* Data rows:
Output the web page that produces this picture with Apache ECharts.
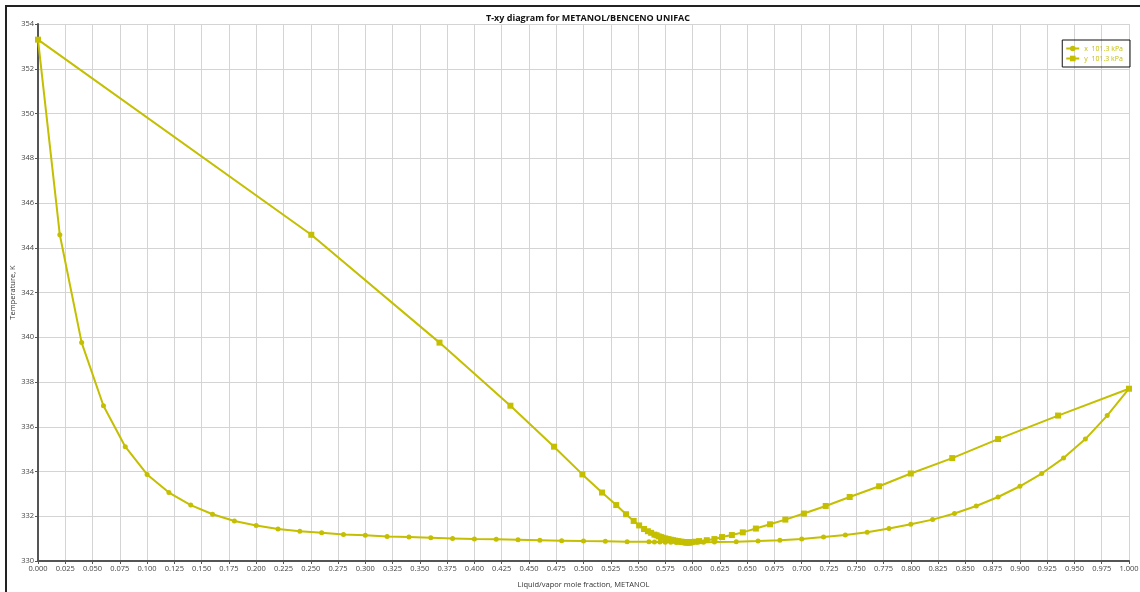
<!DOCTYPE html>
<html>
<head>
<meta charset="utf-8">
<script src="https://cdn.jsdelivr.net/npm/echarts@6/dist/echarts.min.js"></script>
<style>
html,body{margin:0;padding:0;background:#fff;overflow:hidden;}
#frame{position:absolute;left:5px;top:5px;width:1200px;height:700px;border-left:2px solid #222;border-top:2px solid #222;box-sizing:border-box;}
#chart{position:absolute;left:0;top:0;width:1140px;height:592px;}
</style>
</head>
<body>
<div id="frame"></div>
<div id="chart"></div>
<script>
// Liquid mole fraction of METANOL
const liquidX = [0, 0.02, 0.04, 0.06, 0.08, 0.10, 0.12, 0.14, 0.16, 0.18, 0.20, 0.22, 0.24, 0.26, 0.28, 0.30,
  0.32, 0.34, 0.36, 0.38, 0.40, 0.42, 0.44, 0.46, 0.48, 0.50, 0.52, 0.54, 0.56,
  0.565, 0.57, 0.575, 0.58, 0.585, 0.59, 0.595, 0.60, 0.605, 0.61,
  0.62, 0.64, 0.66, 0.68, 0.70, 0.72, 0.74, 0.76, 0.78, 0.80, 0.82, 0.84, 0.86, 0.88, 0.90,
  0.92, 0.94, 0.96, 0.98, 1.00];
// Vapor mole fraction of METANOL (same temperatures)
const vaporY = [0, 0.2505, 0.368, 0.433, 0.473, 0.499, 0.517, 0.530, 0.539, 0.546, 0.551, 0.5555, 0.559, 0.562, 0.565, 0.567,
  0.569, 0.571, 0.573, 0.575, 0.577, 0.578, 0.580, 0.582, 0.584, 0.586, 0.587, 0.589, 0.590,
  0.591, 0.592, 0.593, 0.594, 0.5945, 0.595, 0.596, 0.597, 0.5975, 0.598,
  0.599, 0.602, 0.606, 0.613, 0.620, 0.627, 0.636, 0.646, 0.658, 0.671, 0.685, 0.702, 0.722, 0.744, 0.771,
  0.800, 0.838, 0.880, 0.935, 1.00];
// Temperature, K
const tempK = [353.3, 344.58, 339.76, 336.94, 335.11, 333.87, 333.06, 332.50, 332.09, 331.79, 331.59, 331.43, 331.33, 331.26, 331.18, 331.15,
  331.10, 331.07, 331.04, 331.01, 330.98, 330.97, 330.95, 330.93, 330.91, 330.89, 330.88, 330.86, 330.86,
  330.85, 330.845, 330.84, 330.835, 330.83, 330.83, 330.83, 330.83, 330.835, 330.84,
  330.845, 330.86, 330.89, 330.93, 330.98, 331.07, 331.16, 331.28, 331.45, 331.64, 331.85, 332.12, 332.46, 332.86, 333.34,
  333.91, 334.60, 335.45, 336.50, 337.70];
const seriesNames = ['x  101.3 kPa', 'y  101.3 kPa'];
const titleText = 'T-xy diagram for METANOL/BENCENO UNIFAC';
const xAxisName = 'Liquid/vapor mole fraction, METANOL';
const yAxisName = 'Temperature, K';

const color = '#c4bf00';
const font = '"Open Sans", "Noto Sans", sans-serif';
const liquidData = liquidX.map((v, i) => [v, tempK[i]]);
const vaporData = vaporY.map((v, i) => [v, tempK[i]]);

const chart = echarts.init(document.getElementById('chart'), null, {renderer: 'canvas'});
chart.setOption({
  animation: false,
  backgroundColor: 'transparent',
  textStyle: {fontFamily: font},
  title: {
    text: titleText, left: 583, top: 9, textAlign: 'center',
    textStyle: {fontSize: 9, fontWeight: 'bold', color: '#111', fontFamily: font}
  },
  legend: {
    right: 10, top: 40, orient: 'vertical', itemGap: 3, itemWidth: 13, itemHeight: 7,
    borderColor: '#111', borderWidth: 1, padding: [5, 7, 5, 3],
    textStyle: {fontSize: 7, color: color, fontFamily: font},
    data: seriesNames
  },
  grid: {left: 38, right: 11, top: 24, bottom: 31, containLabel: false, outerBoundsMode: 'none'},
  xAxis: {
    type: 'value', min: 0, max: 1, interval: 0.025,
    name: xAxisName, nameLocation: 'middle', nameGap: 20, nameMoveOverlap: false,
    nameTextStyle: {fontSize: 7.5, color: '#333', fontFamily: font},
    axisLine: {show: true, onZero: false, lineStyle: {color: '#555', width: 2}},
    axisTick: {show: true, length: 3, lineStyle: {color: '#555'}},
    axisLabel: {fontSize: 7.5, color: '#444', margin: 4, formatter: v => v.toFixed(3), fontFamily: font},
    splitLine: {show: true, lineStyle: {color: '#d4d4d4', width: 1}}
  },
  yAxis: {
    type: 'value', min: 330, max: 354, interval: 2,
    name: yAxisName, nameLocation: 'middle', nameGap: 21, nameMoveOverlap: false,
    nameTextStyle: {fontSize: 7.5, color: '#333', fontFamily: font},
    axisLine: {show: true, onZero: false, lineStyle: {color: '#555', width: 2}},
    axisTick: {show: true, length: 3, lineStyle: {color: '#555'}},
    axisLabel: {fontSize: 7.5, color: '#444', margin: 4, fontFamily: font},
    splitLine: {show: true, lineStyle: {color: '#d4d4d4', width: 1}}
  },
  series: [
    {
      name: seriesNames[0], type: 'line', data: liquidData,
      symbol: 'circle', symbolSize: 5, showAllSymbol: true,
      lineStyle: {color: color, width: 2}, itemStyle: {color: color}
    },
    {
      name: seriesNames[1], type: 'line', data: vaporData,
      symbol: 'rect', symbolSize: 6, showAllSymbol: true,
      lineStyle: {color: color, width: 2}, itemStyle: {color: color}
    }
  ]
});
</script>
</body>
</html>
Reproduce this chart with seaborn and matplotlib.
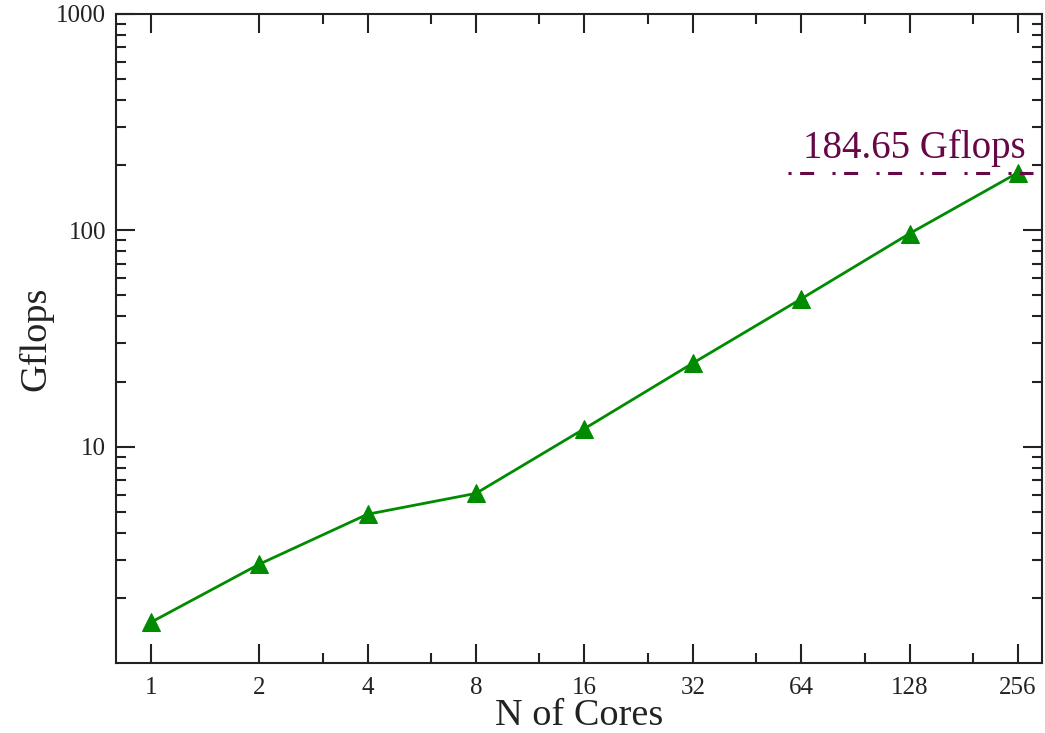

* Challenge: Without the pictures, return all the records precisely as they stand.

* Task output:
Output the web page that produces this picture with Apache ECharts.
<!DOCTYPE html>
<html>
<head>
<meta charset="utf-8">
<script src="https://cdn.jsdelivr.net/npm/echarts@6/dist/echarts.min.js"></script>
<style>
html,body{margin:0;padding:0;background:#fff;overflow:hidden;}
#frame{position:absolute;left:5px;top:5px;width:1200px;height:700px;border-left:2px solid #222;border-top:2px solid #222;box-sizing:border-box;}
#chart{position:absolute;left:0;top:0;width:1140px;height:592px;}
</style>
</head>
<body>
<div id="frame"></div>
<div id="chart"></div>
<script>
// Liquid mole fraction of METANOL
const liquidX = [0, 0.02, 0.04, 0.06, 0.08, 0.10, 0.12, 0.14, 0.16, 0.18, 0.20, 0.22, 0.24, 0.26, 0.28, 0.30,
  0.32, 0.34, 0.36, 0.38, 0.40, 0.42, 0.44, 0.46, 0.48, 0.50, 0.52, 0.54, 0.56,
  0.565, 0.57, 0.575, 0.58, 0.585, 0.59, 0.595, 0.60, 0.605, 0.61,
  0.62, 0.64, 0.66, 0.68, 0.70, 0.72, 0.74, 0.76, 0.78, 0.80, 0.82, 0.84, 0.86, 0.88, 0.90,
  0.92, 0.94, 0.96, 0.98, 1.00];
// Vapor mole fraction of METANOL (same temperatures)
const vaporY = [0, 0.2505, 0.368, 0.433, 0.473, 0.499, 0.517, 0.530, 0.539, 0.546, 0.551, 0.5555, 0.559, 0.562, 0.565, 0.567,
  0.569, 0.571, 0.573, 0.575, 0.577, 0.578, 0.580, 0.582, 0.584, 0.586, 0.587, 0.589, 0.590,
  0.591, 0.592, 0.593, 0.594, 0.5945, 0.595, 0.596, 0.597, 0.5975, 0.598,
  0.599, 0.602, 0.606, 0.613, 0.620, 0.627, 0.636, 0.646, 0.658, 0.671, 0.685, 0.702, 0.722, 0.744, 0.771,
  0.800, 0.838, 0.880, 0.935, 1.00];
// Temperature, K
const tempK = [353.3, 344.58, 339.76, 336.94, 335.11, 333.87, 333.06, 332.50, 332.09, 331.79, 331.59, 331.43, 331.33, 331.26, 331.18, 331.15,
  331.10, 331.07, 331.04, 331.01, 330.98, 330.97, 330.95, 330.93, 330.91, 330.89, 330.88, 330.86, 330.86,
  330.85, 330.845, 330.84, 330.835, 330.83, 330.83, 330.83, 330.83, 330.835, 330.84,
  330.845, 330.86, 330.89, 330.93, 330.98, 331.07, 331.16, 331.28, 331.45, 331.64, 331.85, 332.12, 332.46, 332.86, 333.34,
  333.91, 334.60, 335.45, 336.50, 337.70];
const seriesNames = ['x  101.3 kPa', 'y  101.3 kPa'];
const titleText = 'T-xy diagram for METANOL/BENCENO UNIFAC';
const xAxisName = 'Liquid/vapor mole fraction, METANOL';
const yAxisName = 'Temperature, K';

const color = '#c4bf00';
const font = '"Open Sans", "Noto Sans", sans-serif';
const liquidData = liquidX.map((v, i) => [v, tempK[i]]);
const vaporData = vaporY.map((v, i) => [v, tempK[i]]);

const chart = echarts.init(document.getElementById('chart'), null, {renderer: 'canvas'});
chart.setOption({
  animation: false,
  backgroundColor: 'transparent',
  textStyle: {fontFamily: font},
  title: {
    text: titleText, left: 583, top: 9, textAlign: 'center',
    textStyle: {fontSize: 9, fontWeight: 'bold', color: '#111', fontFamily: font}
  },
  legend: {
    right: 10, top: 40, orient: 'vertical', itemGap: 3, itemWidth: 13, itemHeight: 7,
    borderColor: '#111', borderWidth: 1, padding: [5, 7, 5, 3],
    textStyle: {fontSize: 7, color: color, fontFamily: font},
    data: seriesNames
  },
  grid: {left: 38, right: 11, top: 24, bottom: 31, containLabel: false, outerBoundsMode: 'none'},
  xAxis: {
    type: 'value', min: 0, max: 1, interval: 0.025,
    name: xAxisName, nameLocation: 'middle', nameGap: 20, nameMoveOverlap: false,
    nameTextStyle: {fontSize: 7.5, color: '#333', fontFamily: font},
    axisLine: {show: true, onZero: false, lineStyle: {color: '#555', width: 2}},
    axisTick: {show: true, length: 3, lineStyle: {color: '#555'}},
    axisLabel: {fontSize: 7.5, color: '#444', margin: 4, formatter: v => v.toFixed(3), fontFamily: font},
    splitLine: {show: true, lineStyle: {color: '#d4d4d4', width: 1}}
  },
  yAxis: {
    type: 'value', min: 330, max: 354, interval: 2,
    name: yAxisName, nameLocation: 'middle', nameGap: 21, nameMoveOverlap: false,
    nameTextStyle: {fontSize: 7.5, color: '#333', fontFamily: font},
    axisLine: {show: true, onZero: false, lineStyle: {color: '#555', width: 2}},
    axisTick: {show: true, length: 3, lineStyle: {color: '#555'}},
    axisLabel: {fontSize: 7.5, color: '#444', margin: 4, fontFamily: font},
    splitLine: {show: true, lineStyle: {color: '#d4d4d4', width: 1}}
  },
  series: [
    {
      name: seriesNames[0], type: 'line', data: liquidData,
      symbol: 'circle', symbolSize: 5, showAllSymbol: true,
      lineStyle: {color: color, width: 2}, itemStyle: {color: color}
    },
    {
      name: seriesNames[1], type: 'line', data: vaporData,
      symbol: 'rect', symbolSize: 6, showAllSymbol: true,
      lineStyle: {color: color, width: 2}, itemStyle: {color: color}
    }
  ]
});
</script>
</body>
</html>
Reproduce this chart with seaborn and matplotlib.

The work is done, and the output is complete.